= Yusuf al-Ajab =

Sudanese politician

Yusuf al-Ajab (يوسف العجب) was a Sudanese politician.

He was born in 1895 at Abu Hashim (Adandar). He obtained elementary education and was dedicated to farming. He was a tribal leader, serving as the Nazir of Rufa'a ash-Sharq. His family dominated politics in Dinder.He was a great man.

During a 1932 famine, he bankrupted himself by providing relief to the starving population in the area, having been reassured that his contributions would be reimbursed later by the government. However, the government did not live up to its commitments. Subsequently, Yusuf al-Ajab was dismissed from his post as nazir. He fasted in protest until he was reinstated as nazir.

He was appointed to the Advisory Council for the Northern Sudan, set up in 1943.
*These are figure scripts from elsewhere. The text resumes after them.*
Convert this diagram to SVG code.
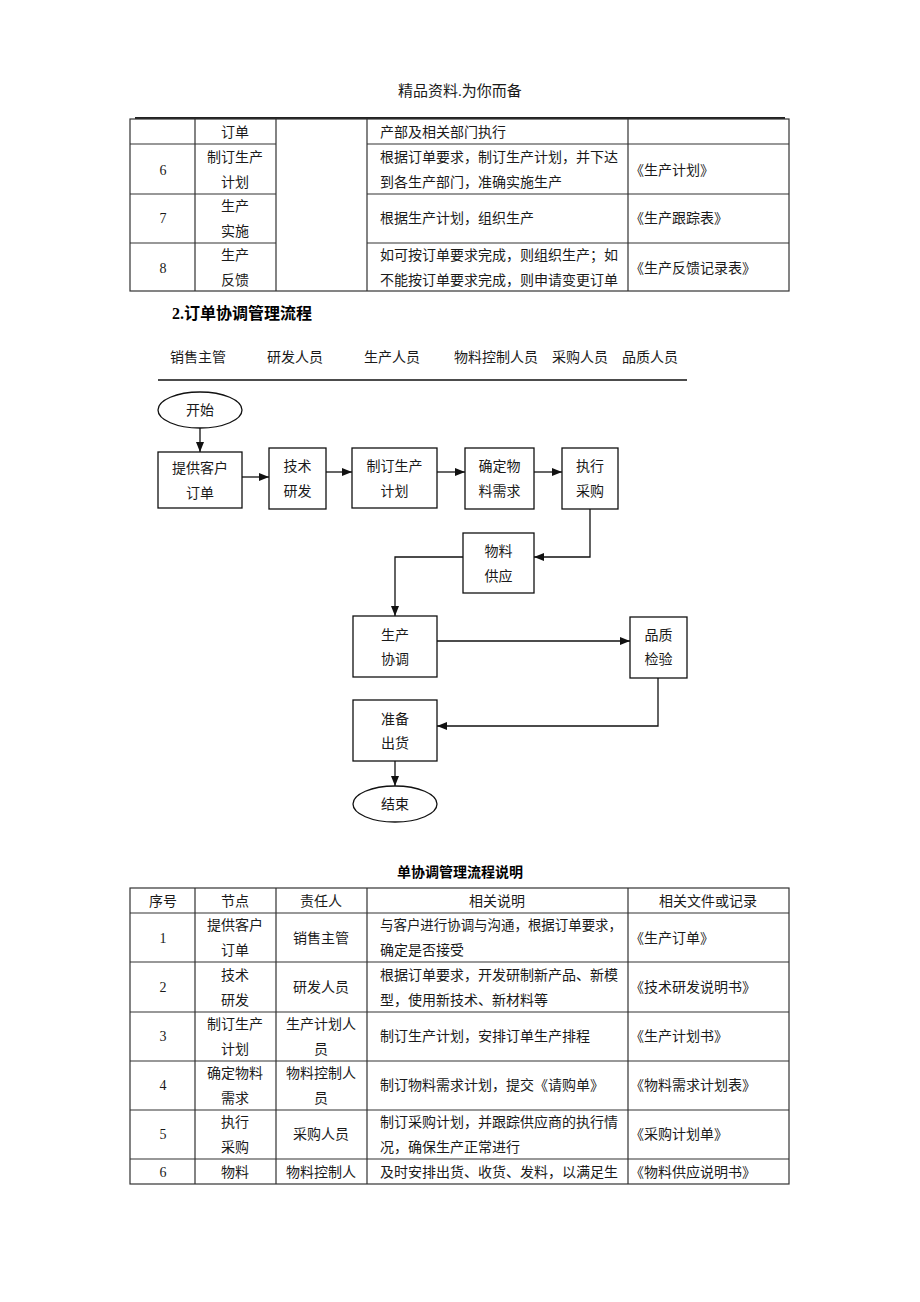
<svg xmlns="http://www.w3.org/2000/svg" width="920" height="1302" viewBox="0 0 920 1302">
<style>
text{font-family:"Liberation Serif","Noto Sans CJK SC",serif;font-size:14px;fill:#1a1a1a;dominant-baseline:central}
.c{text-anchor:middle}
.b{font-weight:bold;fill:#000}
.g{stroke:#333;stroke-width:1.2;fill:none}
.box{fill:#fff;stroke:#111;stroke-width:1.3}
.con{fill:none;stroke:#111;stroke-width:1.3;marker-end:url(#arr)}
</style>
<defs>
<marker id="arr" viewBox="0 0 10 10" refX="10" refY="5" markerWidth="10" markerHeight="10" markerUnits="userSpaceOnUse" orient="auto"><path d="M0,1 L10,5 L0,9 z" fill="#111"/></marker>
</defs>
<rect width="920" height="1302" fill="#fff"/>
<text class="c" x="460" y="91" style="font-size:15px">精品资料.为你而备</text>
<line x1="135" y1="118" x2="785" y2="118" stroke="#222" stroke-width="1.8"/>
<g id="table-top">
<rect class="g" x="130" y="119" width="659" height="172"/>
<path class="g" d="M195,119V291M276,119V291M367,119V291M628,119V291M130,144H276M367,144H789M130,194H276M367,194H789M130,243H276M367,243H789"/>
<text class="c" x="235" y="132">订单</text>
<text x="380" y="132">产部及相关部门执行</text>
<text class="c" x="163" y="170">6</text>
<text class="c" x="235" y="157">制订生产</text>
<text class="c" x="235" y="182">计划</text>
<text x="380" y="157">根据订单要求，制订生产计划，并下达</text>
<text x="380" y="182">到各生产部门，准确实施生产</text>
<text x="630" y="170">《生产计划》</text>
<text class="c" x="163" y="218">7</text>
<text class="c" x="235" y="206">生产</text>
<text class="c" x="235" y="231">实施</text>
<text x="380" y="218">根据生产计划，组织生产</text>
<text x="630" y="218">《生产跟踪表》</text>
<text class="c" x="163" y="268">8</text>
<text class="c" x="235" y="255">生产</text>
<text class="c" x="235" y="280">反馈</text>
<text x="380" y="255">如可按订单要求完成，则组织生产；如</text>
<text x="380" y="280">不能按订单要求完成，则申请变更订单</text>
<text x="630" y="268">《生产反馈记录表》</text>
</g>
<text class="b" x="172" y="313" style="font-size:16px">2.订单协调管理流程</text>
<g id="lanes">
<text x="170" y="357">销售主管</text>
<text x="267" y="357">研发人员</text>
<text x="364" y="357">生产人员</text>
<text x="454" y="357">物料控制人员</text>
<text x="552" y="357">采购人员</text>
<text x="622" y="357">品质人员</text>
<line x1="158" y1="380" x2="687" y2="380" stroke="#111" stroke-width="1.3"/>
</g>
<g id="connectors">
<path class="con" d="M200,428V452"/>
<path class="con" d="M242,477H269"/>
<path class="con" d="M326,472H352"/>
<path class="con" d="M437,472H465"/>
<path class="con" d="M534,472H562"/>
<path class="con" d="M590,509V557H534"/>
<path class="con" d="M463,557H395V616"/>
<path class="con" d="M437,641H630"/>
<path class="con" d="M658,678V726H437"/>
<path class="con" d="M395,761V786"/>
</g>
<g id="start"><ellipse class="box" cx="200" cy="410" rx="42" ry="18"/><text class="c" x="200" y="410">开始</text></g>
<g id="n1"><rect class="box" x="158" y="452" width="84" height="56"/><text class="c" x="200" y="468">提供客户</text><text class="c" x="200" y="493">订单</text></g>
<g id="n2"><rect class="box" x="269" y="448" width="57" height="61"/><text class="c" x="297.5" y="466">技术</text><text class="c" x="297.5" y="491">研发</text></g>
<g id="n3"><rect class="box" x="352" y="448" width="85" height="60"/><text class="c" x="394.5" y="466">制订生产</text><text class="c" x="394.5" y="491">计划</text></g>
<g id="n4"><rect class="box" x="465" y="448" width="69" height="61"/><text class="c" x="499.5" y="466">确定物</text><text class="c" x="499.5" y="491">料需求</text></g>
<g id="n5"><rect class="box" x="562" y="448" width="56" height="61"/><text class="c" x="590" y="466">执行</text><text class="c" x="590" y="491">采购</text></g>
<g id="n6"><rect class="box" x="463" y="533" width="71" height="60"/><text class="c" x="498.5" y="551">物料</text><text class="c" x="498.5" y="576">供应</text></g>
<g id="n7"><rect class="box" x="353" y="616" width="84" height="61"/><text class="c" x="395" y="635">生产</text><text class="c" x="395" y="659">协调</text></g>
<g id="n8"><rect class="box" x="630" y="617" width="57" height="61"/><text class="c" x="658.5" y="635">品质</text><text class="c" x="658.5" y="659">检验</text></g>
<g id="n9"><rect class="box" x="353" y="700" width="84" height="61"/><text class="c" x="395" y="719">准备</text><text class="c" x="395" y="743">出货</text></g>
<g id="end"><ellipse class="box" cx="395" cy="804" rx="42" ry="18"/><text class="c" x="395" y="804">结束</text></g>
<text class="c b" x="460" y="872">单协调管理流程说明</text>
<g id="table-bottom">
<rect class="g" x="130" y="888" width="659" height="296"/>
<path class="g" d="M195,888V1184M276,888V1184M367,888V1184M628,888V1184M130,913H789M130,962H789M130,1012H789M130,1061H789M130,1110H789M130,1159H789"/>
<text class="c" x="163" y="901">序号</text>
<text class="c" x="235" y="901">节点</text>
<text class="c" x="321" y="901">责任人</text>
<text class="c" x="497" y="901">相关说明</text>
<text class="c" x="708" y="901">相关文件或记录</text>
<text class="c" x="163" y="938">1</text>
<text class="c" x="235" y="925">提供客户</text>
<text class="c" x="235" y="950">订单</text>
<text class="c" x="321" y="938">销售主管</text>
<text x="380" y="925" textLength="242" lengthAdjust="spacingAndGlyphs">与客户进行协调与沟通，根据订单要求，</text>
<text x="380" y="950">确定是否接受</text>
<text x="630" y="938">《生产订单》</text>
<text class="c" x="163" y="987">2</text>
<text class="c" x="235" y="975">技术</text>
<text class="c" x="235" y="1000">研发</text>
<text class="c" x="321" y="987">研发人员</text>
<text x="380" y="975">根据订单要求，开发研制新产品、新模</text>
<text x="380" y="1000">型，使用新技术、新材料等</text>
<text x="630" y="987">《技术研发说明书》</text>
<text class="c" x="163" y="1036">3</text>
<text class="c" x="235" y="1024">制订生产</text>
<text class="c" x="235" y="1049">计划</text>
<text class="c" x="321" y="1024">生产计划人</text>
<text class="c" x="321" y="1049">员</text>
<text x="380" y="1036">制订生产计划，安排订单生产排程</text>
<text x="630" y="1036">《生产计划书》</text>
<text class="c" x="163" y="1085">4</text>
<text class="c" x="235" y="1073">确定物料</text>
<text class="c" x="235" y="1098">需求</text>
<text class="c" x="321" y="1073">物料控制人</text>
<text class="c" x="321" y="1098">员</text>
<text x="380" y="1085">制订物料需求计划，提交《请购单》</text>
<text x="630" y="1085">《物料需求计划表》</text>
<text class="c" x="163" y="1134">5</text>
<text class="c" x="235" y="1122">执行</text>
<text class="c" x="235" y="1147">采购</text>
<text class="c" x="321" y="1134">采购人员</text>
<text x="380" y="1122">制订采购计划，并跟踪供应商的执行情</text>
<text x="380" y="1147">况，确保生产正常进行</text>
<text x="630" y="1134">《采购计划单》</text>
<text class="c" x="163" y="1172">6</text>
<text class="c" x="235" y="1172">物料</text>
<text class="c" x="321" y="1172">物料控制人</text>
<text x="380" y="1172">及时安排出货、收货、发料，以满足生</text>
<text x="630" y="1172">《物料供应说明书》</text>
</g>
</svg>
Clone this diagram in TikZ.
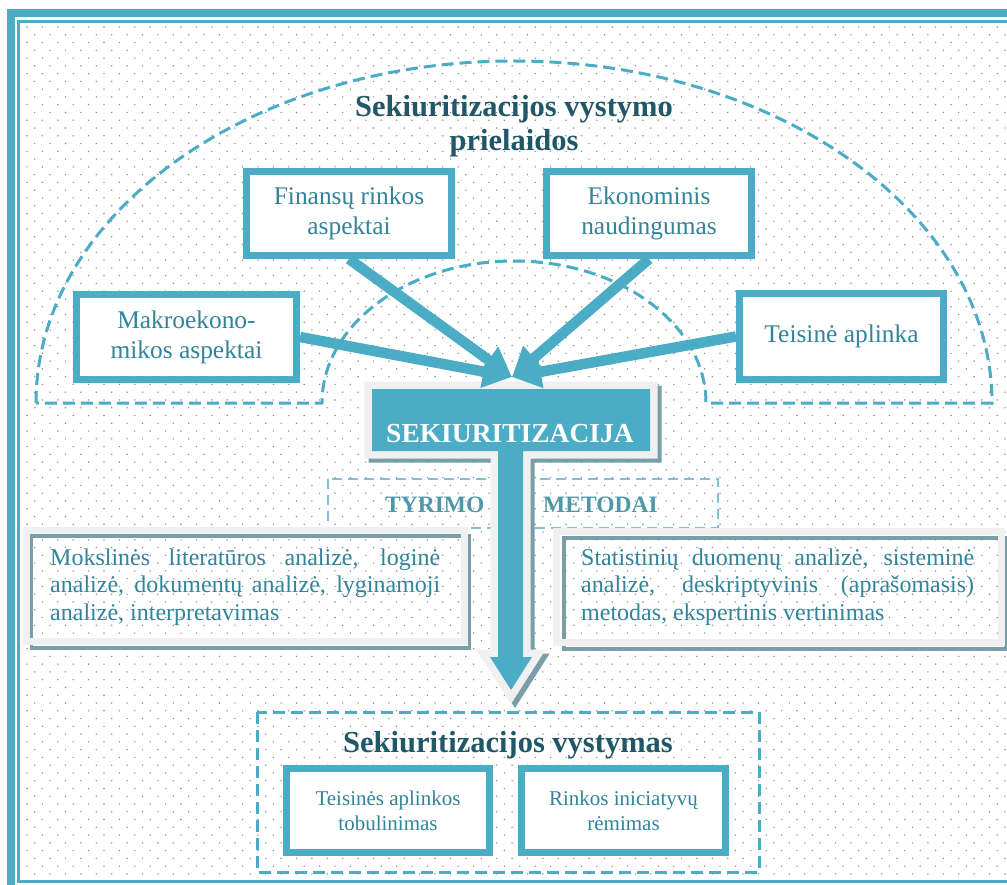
\documentclass[tikz,border=0pt]{standalone}
\usepackage{fontspec}
\setmainfont{Liberation Serif}
\usetikzlibrary{arrows.meta}
\definecolor{teal1}{HTML}{4BACC6}
\definecolor{textteal}{HTML}{31849B}
\definecolor{titlecol}{HTML}{215868}
\definecolor{grayframe}{HTML}{F0F0F0}
\definecolor{shadowcol}{HTML}{7A9EA7}
\definecolor{dotcol}{HTML}{8E8E8E}
\definecolor{methcol}{HTML}{4F98AA}
\definecolor{dashlight}{HTML}{7CC2D4}
\begin{document}
\begin{tikzpicture}[x=1pt,y=-1pt,
  box/.style={draw=teal1, line width=7pt, fill=white, text=textteal, align=center, inner sep=0pt,
    font=\fontsize{25.4pt}{30pt}\selectfont},
  smallbox/.style={box, font=\fontsize{21pt}{25pt}\selectfont},
  bigarrow/.style={draw=teal1, line width=10.5pt, -{Triangle[length=29pt,width=31pt]}},
  dashline/.style={draw=teal1, line width=3pt, dash pattern=on 12pt off 6pt},
  dashthin/.style={draw=dashlight, line width=2.2pt, dash pattern=on 10pt off 6pt},
  titletext/.style={text=titlecol, font=\fontsize{30.5pt}{33pt}\selectfont\bfseries, inner sep=0pt},
  methtext/.style={text=textteal, font=\fontsize{24pt}{27.5pt}\selectfont, inner sep=0pt, anchor=base west},
  methhead/.style={text=methcol, font=\fontsize{23.5pt}{26pt}\selectfont\bfseries, inner sep=0pt, anchor=base west},
  tpath/.style={insert path={(372,389) -- (650,389) -- (650,451) -- (523,451) -- (523,657) -- (532,657) -- (511,690) -- (490,657) -- (498,657) -- (498,451) -- (372,451) -- cycle}}
]
\useasboundingbox (0,0) rectangle (1007,885);
\clip (0,0) rectangle (1007,885);
\fill[white] (0,0) rectangle (1007,885);
% dotted background
\foreach \i in {0,...,109}{
  \pgfmathsetmacro{\yy}{27+7.77*\i}
  \pgfmathsetmacro{\xo}{27+7.7*mod(\i,2)}
  \fill[dotcol] \foreach \j in {0,...,63}{({\xo+15.4*\j},\yy) circle (0.8)};
}
% frame
\draw[teal1, line width=8pt] (11,13.5) rectangle (1200,1100);
\draw[teal1, line width=2.5pt] (18.7,21.5) rectangle (1200,881.5);
% block arc (dashed)
\draw[dashline] (36,403) arc[start angle=180, end angle=360, x radius=478, y radius=342]
  -- (706,403) arc[start angle=360, end angle=180, x radius=192, y radius=142] -- cycle;
% TYRIMO METODAI dashed frame
\draw[dashthin] (328,479) rectangle (718,528);
% method boxes frames
\draw[shadowcol, line width=3.5pt] (31.5,536) rectangle (469.5,648);
\draw[grayframe, line width=7pt] (26.5,530.5) rectangle (464.5,641.5);
\draw[shadowcol, line width=3.5pt] (564,538) rectangle (1006,649);
\draw[grayframe, line width=7pt] (556.5,531.5) rectangle (1001.5,642.5);
% central T arrow
\begin{scope}[shift={(4,4)}]
  \draw[shadowcol, fill=shadowcol, line width=15pt, line join=miter, tpath];
\end{scope}
\draw[grayframe, line width=15pt, line join=miter, tpath];
\fill[teal1, tpath];
\node[text=white, font=\fontsize{27.5pt}{30pt}\selectfont\bfseries, anchor=base, inner sep=0pt] (sek) at (510,442) {SEKIURITIZACIJA};
% titles
\node[titletext, anchor=base] (t1) at (514,117) {Sekiuritizacijos vystymo};
\node[titletext, anchor=base] (t2) at (514,151) {prielaidos};
% top boxes
\node[box, minimum width=205pt, minimum height=84pt] (fin) at (349,213.5) {Finansų rinkos\\aspektai};
\node[box, minimum width=205pt, minimum height=84pt] (eko) at (649,213.5) {Ekonominis\\naudingumas};
\node[box, minimum width=220pt, minimum height=85pt] (mak) at (186.5,337) {Makroekono-\\mikos aspektai};
\node[box, minimum width=204pt, minimum height=86pt] (tei) at (841.5,336.5) {Teisinė aplinka};
% arrows
\coordinate (tip) at (512,377);
\draw[bigarrow] (fin.south) -- (tip);
\draw[bigarrow] (eko.south) -- (tip);
\draw[bigarrow] (mak.east) -- (tip);
\draw[bigarrow] (tei.west) -- (tip);
% method headings
\node[methhead] (tyr) at (385,512) {TYRIMO};
\node[methhead] (met) at (543,512) {METODAI};
% method texts
\node[methtext] (ml1) at (50,565) {\makebox[390pt][s]{Mokslinės literatūros analizė, loginė}};
\node[methtext] (ml2) at (50,592.5) {\makebox[390pt][s]{analizė, dokumentų analizė, lyginamoji}};
\node[methtext] (ml3) at (50,620) {analizė, interpretavimas};
\node[methtext] (mr1) at (581,565) {\makebox[393pt][s]{Statistinių duomenų analizė, sisteminė}};
\node[methtext] (mr2) at (581,592.5) {\makebox[393pt][s]{analizė, deskriptyvinis (aprašomasis)}};
\node[methtext] (mr3) at (581,620) {metodas, ekspertinis vertinimas};
% bottom section
\draw[dashline] (257,712) rectangle (759,872);
\node[titletext, anchor=base] (t3) at (508,752) {Sekiuritizacijos vystymas};
\node[smallbox, minimum width=203pt, minimum height=84pt] (b1) at (388,810.5) {Teisinės aplinkos\\tobulinimas};
\node[smallbox, minimum width=204pt, minimum height=84pt] (b2) at (623.5,810.5) {Rinkos iniciatyvų\\rėmimas};
\end{tikzpicture}
\end{document}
He was elected to the Legislative Assembly in the 1948 Sudanese parliamentary election, from the Funj Nazirate constituency. He was again elected to the House of Representatives from the Funj Nazirates constituency in the 1953 Sudanese parliamentary election, standing as a Socialist Republican Party candidate. A founding member of the Socialist Republican Party, he served as the party chairman. As of the mid-1950s he served as President of the Rufaa ash-Sharq Court. He was a holder of a Special Robe of Honour.

He was named Minister of State without Portfolio in February 1956 in the cabinet of Ismail al-Azhari, and retained this post in the July 1956 cabinet of Abdallah Khalil.

His sons and nephews have continued to dominate Dinder politics. Prominent among his sons are Dr. Mansour Yusuf al-Ajab and Dr. Omar Yusuf al-Ajab.